Junie Lewis

Personal information
- Born: January 11, 1966 (age 59) Abington, Pennsylvania, U.S.
- Listed height: 6 ft 3 in (1.91 m)
- Listed weight: 180 lb (82 kg)

Career information
- High school: Abington (Abington, Pennsylvania)
- College: Pittsburgh (1984–1985); South Alabama (1986–1989);
- NBA draft: 1989: 2nd round, 48th overall pick
- Drafted by: Utah Jazz
- Position: Guard

Career history
- 1991–1992: Oklahoma City Cavalry

Career highlights
- No. 11 retired by South Alabama Jaguars;
- Stats at Basketball Reference

= Junie Lewis =

American basketball player (born 1966)

Eugene Junie Lewis (born January 11, 1966) is a retired American basketball player.
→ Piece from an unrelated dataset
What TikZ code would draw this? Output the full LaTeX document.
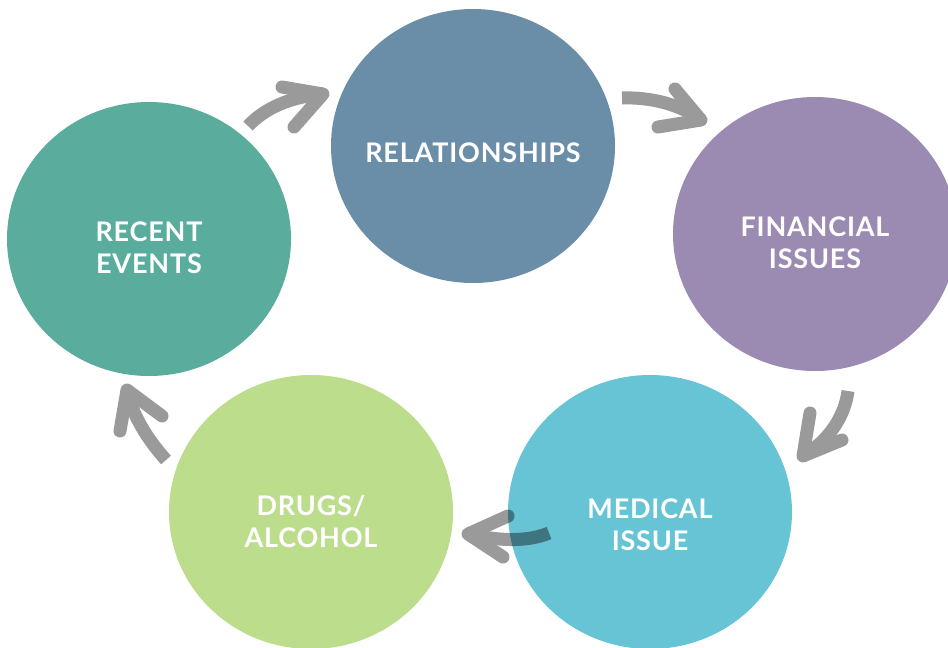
\documentclass[tikz,border=0pt]{standalone}
\usepackage{fontspec}
\setmainfont{Lato}
\usetikzlibrary{shapes.geometric}
\definecolor{relc}{HTML}{6A8DA8}
\definecolor{finc}{HTML}{9B8AB2}
\definecolor{medc}{HTML}{66C4D5}
\definecolor{drgc}{HTML}{BCDD8C}
\definecolor{recc}{HTML}{5AAC9C}
\definecolor{arrc}{HTML}{9A9A9A}
\definecolor{ovlc}{HTML}{3D7580}
\begin{document}
\begin{tikzpicture}[x=1pt,y=-1pt,
  blob/.style={ellipse,draw=none,minimum width=284pt,minimum height=274pt,inner sep=0pt},
  lbl/.style={text=white,font=\bfseries\fontsize{27}{32}\selectfont\addfontfeatures{LetterSpace=3},align=center},
  shaft/.style={draw=#1,line width=13pt,line cap=butt},
  head/.style={draw=#1,line width=13pt,line cap=round,line join=round}]
\useasboundingbox (0,0) rectangle (948,648);
% circles
\node[blob,fill=relc] (rel) at (473,146) {};
\node[blob,fill=finc] (fin) at (815,234) {};
\node[blob,fill=medc] (med) at (650,512) {};
\node[blob,fill=drgc] (drg) at (311,512) {};
\node[blob,fill=recc] (rec) at (149,239) {};
% labels
\node[lbl] (relt) at ([yshift=-7pt]rel.center) {RELATIONSHIPS};
\node[lbl] (fint) at ([yshift=-9pt]fin.center) {FINANCIAL\\ISSUES};
\node[lbl] (medt) at ([yshift=-13pt]med.center) {MEDICAL\\ISSUE};
\node[lbl] (drgt) at ([yshift=-10pt]drg.center) {DRUGS/\\ALCOHOL};
\node[lbl] (rect) at ([yshift=-9pt]rec.center) {RECENT\\EVENTS};
% arrow end points
\coordinate (a1s) at (248,126); \coordinate (a1t) at (323,94);
\coordinate (a1u) at (282,87);  \coordinate (a1l) at (294,127);
\coordinate (a2s) at (622,98);  \coordinate (a2t) at (701,120);
\coordinate (a2u) at (675,89);  \coordinate (a2l) at (658,127);
\coordinate (a3s) at (848,391); \coordinate (a3t) at (803,456);
\coordinate (a3u) at (810,413); \coordinate (a3l) at (842,440);
\coordinate (a4s) at (549,533); \coordinate (a4t) at (468,534);
\coordinate (a4u) at (508,516); \coordinate (a4l) at (503,557);
\coordinate (a5s) at (166,460); \coordinate (a5t) at (127,390);
\coordinate (a5u) at (120,431); \coordinate (a5l) at (162,416);
% arrows
\draw[shaft=arrc] (a1s) .. controls (265,108) and (290,97) .. (a1t);
\draw[head=arrc] (a1u) -- (a1t) -- (a1l);
\draw[shaft=arrc] (a2s) .. controls (650,97) and (680,104) .. (a2t);
\draw[head=arrc] (a2u) -- (a2t) -- (a2l);
\draw[shaft=arrc] (a3s) .. controls (845,415) and (830,440) .. (a3t);
\draw[head=arrc] (a3u) -- (a3t) -- (a3l);
\draw[shaft=arrc] (a4s) .. controls (525,543) and (495,540) .. (a4t);
\draw[head=arrc] (a4u) -- (a4t) -- (a4l);
\draw[shaft=arrc] (a5s) .. controls (148,440) and (132,415) .. (a5t);
\draw[head=arrc] (a5u) -- (a5t) -- (a5l);
% darker where the arrow lies over the medical circle
\begin{scope}
  \clip (med.center) ellipse [x radius=142, y radius=137];
  \draw[shaft=ovlc] (a4s) .. controls (525,543) and (495,540) .. (a4t);
  \draw[head=ovlc] (a4u) -- (a4t) -- (a4l);
\end{scope}
\end{tikzpicture}
\end{document}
He was drafted by the Utah Jazz in the second round of the 1989 NBA draft out of the University of South Alabama.

==College career==
During the 1988–89 season, Lewis averaged 17.7 points, 6.7 rebounds, and 5.9 assists.

During their playing days at South Alabama, Lewis and fellow guard Jeff Hodge were usually referred to as "peanut butter and jelly", respectively. Lewis's number (11) was retired alongside Hodge's in a ceremony on January 20, 2018.